# Prayers for the Family of Tuffdawg.



## Nicodemus (Jun 24, 2009)

I was informed, tonight, that Tuffdawg lost her Dad Saturday. Ya`ll please keep her and her Family in your prayers. This is really hard on her. Christina, know that ya`ll are in our thoughts and prayers, Girl. Here is the link to their online guestbook. 

Thanks.


http://www.williamsfh.net/sitemaker/sites/willia2/obit.cgi?user=murray-harmon#


----------



## Arrow3 (Jun 24, 2009)

Sorry to hear the news...


----------



## GAX (Jun 24, 2009)

Prayers sent, for Christina and her family.. Take comfort, in knowing that your Dad has went to a better place.


----------



## RUTTNBUCK (Jun 24, 2009)

Nicodemus said:


> I was informed, tonight, that Tuffdawg lost her Dad Saturday. Ya`ll please keep her and her Family in your prayers. This is really hard on her. Christina, know that ya`ll are in our thoughts and prayers, Girl. Here is the link to their online guestbook.
> 
> Thanks.


It is done Nick!! If you talk to her give her my best regards!!


----------



## christy (Jun 24, 2009)

Prayers sent.


----------



## Goatwoman (Jun 24, 2009)

*Prayers*

Prayers are sent !


----------



## Capt Quirk (Jun 25, 2009)

I'm sorry to hear about the loss of your Father. Best wishes to you and the rest of your family, and I hope you can all pull together for each other.


----------



## T_Fish (Jun 25, 2009)

prayers sent  im sorry for your loss.


----------



## snuffy (Jun 25, 2009)

Prayers sent for all.


----------



## whitetaco02 (Jun 25, 2009)

Prayers sent!


----------



## jigman (Jun 25, 2009)

prayers sent


----------



## dawg2 (Jun 25, 2009)

Prayers sent.


----------



## Jasper (Jun 25, 2009)

Prayers sent!


----------



## southwoodshunter (Jun 25, 2009)

Prayers sent.. so sorry to hear about your loss...


----------



## Woody's Janitor (Jun 25, 2009)

Prayers are sent.


----------



## JustUs4All (Jun 25, 2009)

Sorry Tuffy.  You and yours are in our prayers.


----------



## shawn mills (Jun 25, 2009)

.Sorry To hear the news Tuffy...Thoughts and prayers sent.


----------



## merc123 (Jun 25, 2009)

Hang in there Tuffy!  Don't let your namesake down!


----------



## Jake Allen (Jun 25, 2009)

Prayers lifted.


----------



## Randy (Jun 25, 2009)

Prayers sent.  You know how to get me should you need me.


----------



## rhbama3 (Jun 25, 2009)

Prayers sent.


----------



## Keebs (Jun 25, 2009)

Tuffy, you're in my thoughts & prayers, sista, I'm here if you need me!


----------



## SGADawg (Jun 25, 2009)

Sorry about your loss, Tuffy.  Prayers sent.


----------



## SnowHunter (Jun 25, 2009)

prayers on the way


----------



## win280 (Jun 25, 2009)

Prayers sent for you and your family.


----------



## Hooked On Quack (Jun 25, 2009)

Hang in there gal, prayers sent here too.


----------



## Paymaster (Jun 25, 2009)

My Prayers are added with the others. May God Bless.


----------



## Resica (Jun 25, 2009)

Sorry to hear the news Christina. Your family is in my prayers.


----------



## stev (Jun 25, 2009)

Prayers sent !!


----------



## messenger (Jun 25, 2009)

Prayers sent.


----------



## Forgiven (Jun 25, 2009)

Prayers sent


----------



## redneckcamo (Jun 25, 2009)

sorry for your loss Tuffy ! 

May the Lord be with you in this time of need !!  
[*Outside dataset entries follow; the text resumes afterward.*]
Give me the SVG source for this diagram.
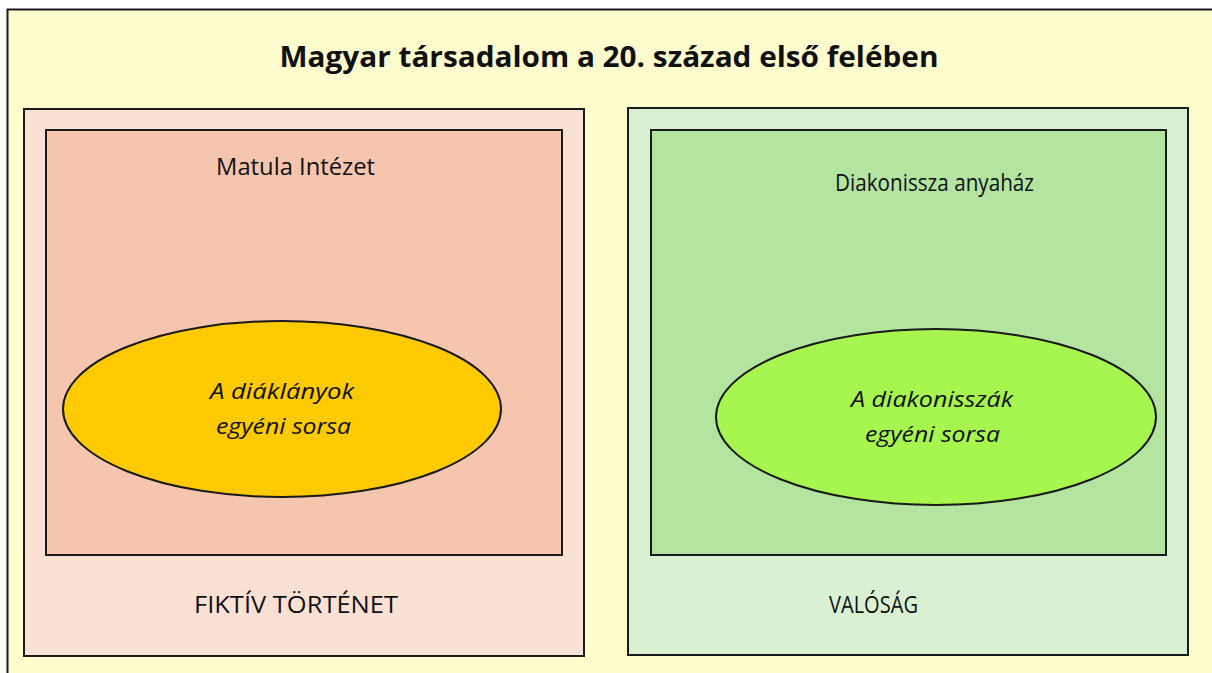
<svg xmlns="http://www.w3.org/2000/svg" width="1212" height="673" viewBox="0 0 1212 673">
<style>
.frame{stroke:#1a1a1a;stroke-width:2}
.t{font-family:"Open Sans","Noto Sans","Liberation Sans",sans-serif;fill:#111;text-anchor:middle}
.lbl{font-size:23px}
.it{font-size:22px;font-style:italic}
.title{font-size:28px;font-weight:bold}
</style>
<rect x="0" y="0" width="1212" height="673" fill="#ffffff"/>
<g id="background">
<rect x="7.5" y="9.5" width="1215" height="675" fill="#FEFDCD" class="frame"/>
<text class="t title" x="609" y="67" textLength="659" lengthAdjust="spacingAndGlyphs">Magyar társadalom a 20. század első felében</text>
</g>
<g id="fiktiv">
<rect x="24" y="109" width="560" height="547" fill="#FBE1D4" class="frame"/>
<text class="t lbl" x="296" y="613" textLength="204" lengthAdjust="spacingAndGlyphs">FIKTÍV TÖRTÉNET</text>
</g>
<g id="matula">
<rect x="46" y="130" width="516" height="425" fill="#F5C6AD" class="frame"/>
<text class="t lbl" x="295.5" y="175" textLength="159" lengthAdjust="spacingAndGlyphs">Matula Intézet</text>
</g>
<g id="diaklanyok">
<ellipse cx="282" cy="409" rx="219" ry="88" fill="#FFCB00" class="frame"/>
<text class="t it" x="282" y="399" textLength="144" lengthAdjust="spacingAndGlyphs">A diáklányok</text>
<text class="t it" x="283.5" y="434" textLength="135" lengthAdjust="spacingAndGlyphs">egyéni sorsa</text>
</g>
<g id="valosag">
<rect x="628" y="108" width="560" height="547" fill="#D9F1D2" class="frame"/>
<text class="t lbl" x="873.5" y="613" textLength="89" lengthAdjust="spacingAndGlyphs">VALÓSÁG</text>
</g>
<g id="anyahaz">
<rect x="651" y="130" width="515" height="425" fill="#B3E5A0" class="frame"/>
<text class="t lbl" x="934.5" y="191" textLength="199" lengthAdjust="spacingAndGlyphs">Diakonissza anyaház</text>
</g>
<g id="diakonisszak">
<ellipse cx="936" cy="417" rx="220" ry="88" fill="#A7F54F" class="frame"/>
<text class="t it" x="932" y="407" textLength="162" lengthAdjust="spacingAndGlyphs">A diakonisszák</text>
<text class="t it" x="932.5" y="442" textLength="135" lengthAdjust="spacingAndGlyphs">egyéni sorsa</text>
</g>
<g id="connectors"></g>
</svg>
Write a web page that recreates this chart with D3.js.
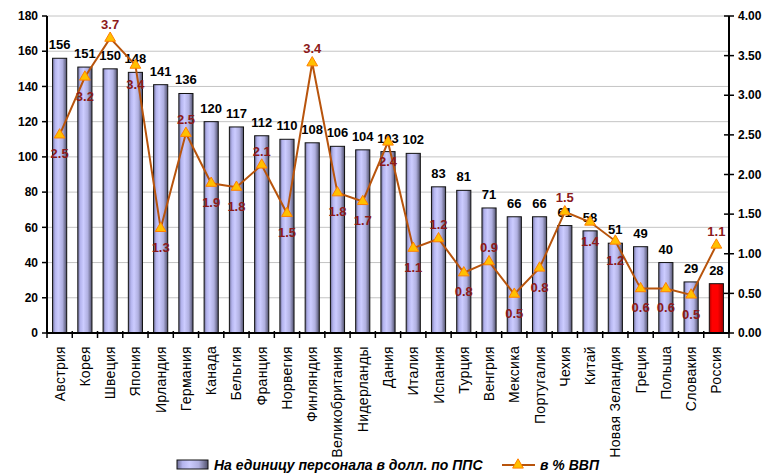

you an your family are in all our thoughts an prayers !


----------



## StriperAddict (Jun 25, 2009)

Prayers for peace and comfort to the family.


----------



## threeleggedpigmy (Jun 25, 2009)

Prayer sent her and the family!


----------



## DRB1313 (Jun 25, 2009)

Prayers sent!!!


----------



## BIGABOW (Jun 25, 2009)

sent


----------



## Sharpshooter (Jun 25, 2009)

Prayers sent.


----------



## AR_hillbilly (Jun 25, 2009)

Prayers sent. Hang in there Tuffy.


----------



## dutchman (Jun 26, 2009)

My prayers are added.


----------



## Ta-ton-ka chips (Jun 26, 2009)

Prayers sent!!!


----------



## Georgiagirl (Jun 27, 2009)

prayers added


----------



## NoOne (Jun 27, 2009)

prayers sent for comfort


----------



## Jeffriesw (Jun 29, 2009)

My Thoughts and Prayers for your Family


----------



## sawyerrt10 (Jun 29, 2009)

prayers sent


----------



## sleeze (Jun 30, 2009)

My thoughts and Prayers are with you Christina.


----------



## Lorri (Jul 6, 2009)

So sorry to hear this girl.  You are in my prayers.  If I can do anything please let me know.


----------